The conservation process involves electrolytic reduction, in which artifacts are "immersed in a solution of water electrolyte, such as sodium carbonate, and a low voltage current is passed through them," explains one exhibit panel. "This removes the corrosive chlorides from the interior of the metal and loosens the exterior encrustations ... When the reduction and chloride removal phases of iron conservation have been completed, the artifacts are removed from the tanks. Their surfaces are stabilized with phosphates and tannates and then coated with wax, lacquer, or paint to protect them from moisture and other damaging substances."

Items recovered from the Monitor include a pharmaceutical bottle with its contents (an antacid) intact
Items recovered from the Monitor include a pharmaceutical bottle with its contents (an antacid) intact.
Among the smaller items retrieved from the Monitor are ironstone plates, mustard and pepper bottles, a wine bottle, lighting fixtures such as lanterns, gimbals and chimneys from whale-oil lamps, a piece of a bitters bottle and hair restorative bottles ("historians think these bottles were used to smuggle alcohol on board," Willoz-Egnor said with a smile), an intact jar "full of pickle relish," another full jar found by the FDA to contain an antacid, two thermometers from the engine room (one still works), a glass tumbler, a soap dish, a heel and sole from a shoe, and leather binding from a book.

"That ironstone pitcher gave us the biggest scare," says Willoz-Egnor, bending over to peer into the display case where it's kept. "There was a crab nest inside the pitcher that had contained a bone, which we thought might be human. NOAA had it tested at the lab in Hawaii that identifies MIA remains, and we were relieved to find that it was pig or cow."

Until this summer, no human remains had been recovered from the Monitor. A few days before the turret was raised, a nearly complete skeleton was found pinned beneath one of the cannons. Two days after the turret was raised ­ while the barge was taking it to Newport News ­ the remains of another crew member were found. Also found in the turret were a U.S. Navy overcoat button, a pocketknife, and a leather boot. All human remains have been sent to the Army Central Identification Laboratory, at Hickam Air Force Base in Hawaii.
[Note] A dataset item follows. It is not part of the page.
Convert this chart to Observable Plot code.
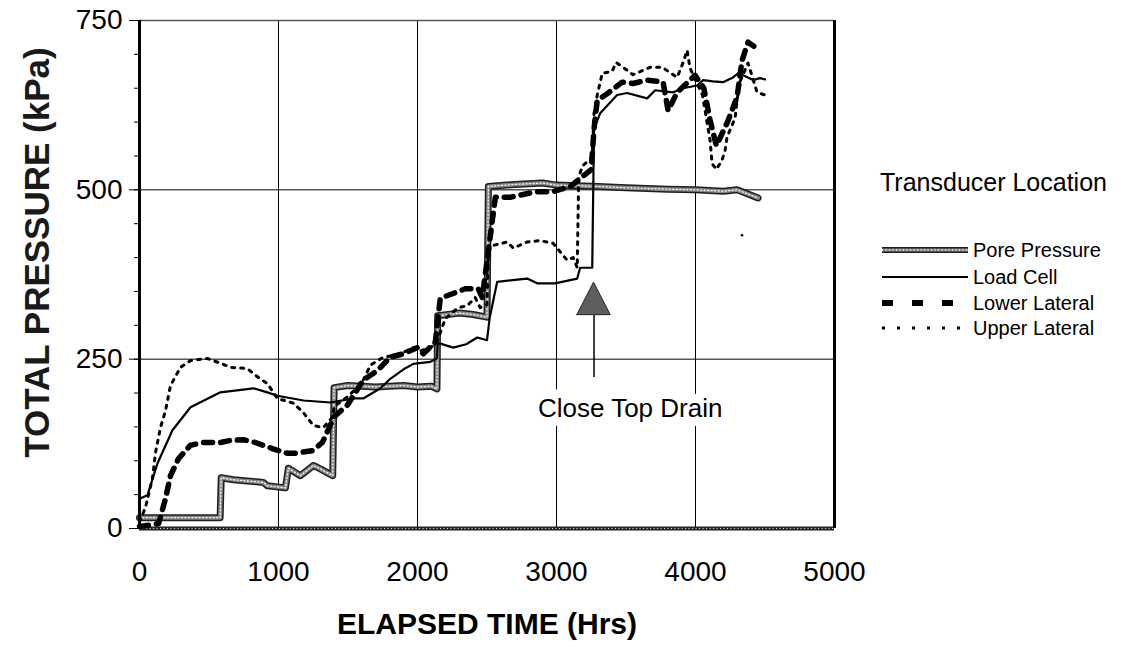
<!DOCTYPE html>
<html><head><meta charset="utf-8">
<script src="https://cdn.jsdelivr.net/npm/d3@7"></script>
<script src="https://cdn.jsdelivr.net/npm/@observablehq/plot@0.6"></script>
<style>
body{margin:0;background:#fff;font-family:"Liberation Sans",Arial,sans-serif;color:#000;}
#wrap{position:relative;width:1125px;height:648px;overflow:hidden;}
#chart{position:absolute;left:0;top:0;}
#legendTitle{position:absolute;left:880px;top:170px;font-size:25px;line-height:1;white-space:nowrap;}
.row{position:absolute;left:880px;height:26px;display:flex;align-items:center;font-size:20px;white-space:nowrap;}
.row svg{margin-right:3px;}
</style></head><body>
<div id="wrap"><div id="chart"></div><div id="legendTitle"></div><div id="legend"></div></div>
<script>
// ---- data (time in hours, pressure in kPa) ----
const poreTime = [0,580,588,676,891,920,1050,1071,1157,1251,1301,1390,1400,1500,1700,1900,2000,2100,2140,2145,2300,2400,2500,2510,2700,2900,3000,3300,3500,3800,4000,4200,4300,4400,4450];
const poreKPa  = [16,16,75,72,68,63,60,89,78,93,88,78,208,211,209,211,209,210,206,314,318,316,312,505,508,510,507,505,503,501,500,498,500,492,488];

const loadTime = [0,57,129,237,367,582,820,920,992,1180,1373,1540,1610,1733,1804,1900,1970,2092,2140,2145,2164,2257,2350,2430,2500,2520,2573,2700,2789,2861,2990,3149,3170,3257,3270,3314,3436,3508,3652,3710,3839,3911,4011,4055,4126,4198,4270,4320,4342,4414,4464,4500];
const loadKPa  = [44,49,96,145,179,201,207,201,196,189,186,192,192,207,221,235,243,246,251,273,273,267,272,282,278,312,364,367,369,362,362,369,385,385,590,613,640,643,635,647,644,650,654,662,660,659,666,674,669,662,665,663];

const lowerTime = [0,137,187,223,280,367,460,582,654,748,834,956,1064,1121,1244,1316,1400,1495,1610,1711,1804,1898,1998,2042,2128,2164,2257,2344,2437,2466,2560,2667,2847,2969,3100,3250,3270,3293,3372,3472,3551,3652,3767,3803,3868,3997,4060,4105,4150,4191,4230,4299,4335,4378,4420];
const lowerKPa  = [3,7,44,78,103,123,127,127,130,131,127,118,111,111,115,127,165,182,219,233,253,258,267,258,275,340,347,354,354,341,489,489,497,497,505,530,590,632,643,659,657,662,659,617,644,669,650,603,565,583,600,637,691,718,712];

const upperTime = [0,43,93,115,151,187,223,295,367,489,582,654,776,855,920,992,1107,1179,1251,1323,1390,1400,1500,1600,1661,1754,1855,1970,2020,2100,2140,2200,2293,2358,2415,2451,2500,2510,2545,2645,2689,2789,2883,2976,3077,3120,3149,3160,3190,3257,3270,3293,3329,3400,3429,3472,3550,3674,3760,3868,3911,3940,3960,4050,4105,4119,4150,4191,4213,4227,4285,4299,4320,4378,4443,4500];
const upperKPa  = [10,31,74,112,149,174,211,238,248,251,244,238,236,223,214,192,185,171,152,149,165,180,195,215,241,253,256,267,262,268,275,310,326,329,341,326,330,410,418,423,414,423,425,421,396,400,385,520,536,548,613,640,672,675,688,682,670,681,681,666,688,706,680,640,573,539,530,544,558,578,606,632,660,687,644,640];

const strayTime = [4335], strayKPa = [433];

const arrowTime = 3270, arrowTailKPa = 223, arrowBaseKPa = 315, arrowTipKPa = 363, arrowHalfWidth = 120;
const noteTime = 3530, noteKPa = 177, noteText = "Close Top Drain";

const xTicks = [0,1000,2000,3000,4000,5000];
const yTicks = [0,250,500,750];
const yMinor = d3.range(0, 751, 50);
const xGrid = [1000,2000,3000,4000];
const yGrid = [250,500];

const seriesNames = ["Pore Pressure","Load Cell","Lower Lateral","Upper Lateral"];

const zip = (ts, ps) => ts.map((t, i) => ({t, p: ps[i]}));
const pore = zip(poreTime, poreKPa);
const load = zip(loadTime, loadKPa);
const lower = zip(lowerTime, lowerKPa);
const upper = zip(upperTime, upperKPa);
const stray = zip(strayTime, strayKPa);
const tri = [
  {t: arrowTime - arrowHalfWidth, p: arrowBaseKPa},
  {t: arrowTime, p: arrowTipKPa},
  {t: arrowTime + arrowHalfWidth, p: arrowBaseKPa}
];

const stipple = (data, w) => [
  Plot.line(data, {x: "t", y: "p", stroke: "#1e1e1e", strokeWidth: w, strokeLinejoin: "round"}),
  Plot.line(data, {x: "t", y: "p", stroke: "#858585", strokeWidth: w - 3, strokeLinejoin: "round"}),
  Plot.line(data, {x: "t", y: "p", stroke: "#f4f4f4", strokeWidth: 1.3, strokeDasharray: "1.1,2.4"})
];

const chart = Plot.plot({
  width: 875, height: 648,
  marginLeft: 139, marginRight: 41, marginTop: 20, marginBottom: 120,
  x: {domain: [0, 5000]},
  y: {domain: [0, 750]},
  style: {fontFamily: "'Liberation Sans', Arial, sans-serif", color: "#000", background: "#fff", overflow: "visible"},
  marks: [
    Plot.gridX(xGrid, {stroke: "#000", strokeOpacity: 1, strokeWidth: 1}),
    Plot.gridY(yGrid, {stroke: "#000", strokeOpacity: 1, strokeWidth: 1}),
    Plot.ruleY([750], {stroke: "#555", strokeWidth: 1.6}),
    Plot.ruleY([0], {stroke: "#222", strokeWidth: 4}),
    Plot.ruleY([0], {stroke: "#ddd", strokeWidth: 1.2, strokeDasharray: "1.1,2.4"}),
    Plot.axisY(yMinor, {tickSize: 5, tickFormat: () => "", label: null}),
    Plot.axisY(yTicks, {tickSize: 10, tickPadding: 7, fontSize: 28, tickFormat: d => String(d), label: null}),
    Plot.axisX(xTicks, {tickSize: 0, tickPadding: 33, fontSize: 28, tickFormat: d => String(d), label: null}),
    Plot.text(["ELAPSED TIME (Hrs)"], {frameAnchor: "bottom", textAnchor: "middle", lineAnchor: "middle", dy: 96, fontSize: 30, fontWeight: "bold"}),
    Plot.text(["TOTAL PRESSURE (kPa)"], {frameAnchor: "left", textAnchor: "middle", lineAnchor: "middle", dx: -102, dy: -22, rotate: -90, fontSize: 35, fontWeight: "bold", fill: "#1a1a1a"}),
    Plot.text([noteText], {x: () => noteTime, y: () => noteKPa, text: d => d, fontSize: 26, fill: "#000", stroke: "#fff", strokeWidth: 18}),
    ...stipple(pore, 7),
    Plot.line(lower, {x: "t", y: "p", stroke: "#000", strokeWidth: 5.5, strokeDasharray: "9,8"}),
    Plot.line(upper, {x: "t", y: "p", stroke: "#000", strokeWidth: 3, strokeDasharray: "3,6"}),
    Plot.dot(stray, {x: "t", y: "p", r: 1.3, fill: "#000"}),
    Plot.line(load, {x: "t", y: "p", stroke: "#000", strokeWidth: 2.2, strokeLinejoin: "round"}),
    Plot.ruleX([arrowTime], {y1: arrowTailKPa, y2: arrowBaseKPa, stroke: "#000", strokeWidth: 1.5}),
    Plot.areaY(tri, {x: "t", y1: arrowBaseKPa, y2: "p", fill: "#5e5e5e", stroke: "#222", strokeWidth: 1}),
    Plot.ruleX([0], {stroke: "#000", strokeWidth: 3}),
    Plot.ruleX([5000], {stroke: "#000", strokeWidth: 3})
  ]
});
document.getElementById("chart").appendChild(chart);

// ---- legend ----
document.getElementById("legendTitle").textContent = "Transducer Location";
const rowY = [250, 277, 303, 328];
const samples = [
  `<line x1="2" y1="7" x2="88" y2="7" stroke="#1e1e1e" stroke-width="6"/><line x1="2" y1="7" x2="88" y2="7" stroke="#858585" stroke-width="3"/><line x1="2" y1="7" x2="88" y2="7" stroke="#f4f4f4" stroke-width="1.3" stroke-dasharray="1.1,2.4"/>`,
  `<line x1="2" y1="7" x2="88" y2="7" stroke="#000" stroke-width="2"/>`,
  `<line x1="2" y1="7" x2="88" y2="7" stroke="#000" stroke-width="6" stroke-dasharray="11,19"/>`,
  `<line x1="2" y1="7" x2="88" y2="7" stroke="#000" stroke-width="3" stroke-dasharray="3,12"/>`
];
const leg = document.getElementById("legend");
seriesNames.forEach((name, i) => {
  const row = document.createElement("div");
  row.className = "row";
  row.style.top = (rowY[i] - 13) + "px";
  row.innerHTML = `<svg width="90" height="14">${samples[i]}</svg><span>${name}</span>`;
  leg.appendChild(row);
});
</script>
</body></html>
Navy and NOAA divers have been diving at the Monitor site every summer since 1998, two years after Congress ordered NOAA to devise a specific plan of "selective recovery and stabilization." Less systematic diving had taken place since the wreck was first discovered. Even though no more big items are due to be recovered, recovery efforts will continue of personal items from the crew's quarters, officers' quarters and storage areas, says Jeff Johnston, a NOAA historian who is an expert on the Monitor's layout and construction.

"There has been an accelerated rate of deterioration," he says. "We used to measure the damage in millimeters; now it's measured in chunks. An anchoring incident at the site in 1991 cracked the back of the wreck open like an egg. We were told in the early 1990s that it would be unrecognizable as a ship in 10 years. In 2000 we slowed the collapse of the hull into the sea-bed by placing grout bags under the hull, as shoring. That also paved the way for the recovery of large items."

Willoz-Egnor said the divers have been "attaching zinc blocks to everything, which should slow down the deterioration of the iron. Iron will always corrode preferentially when it's attached to brass or bronze. Iron, wood and fabric require immediate stabilization, unlike glass or brass."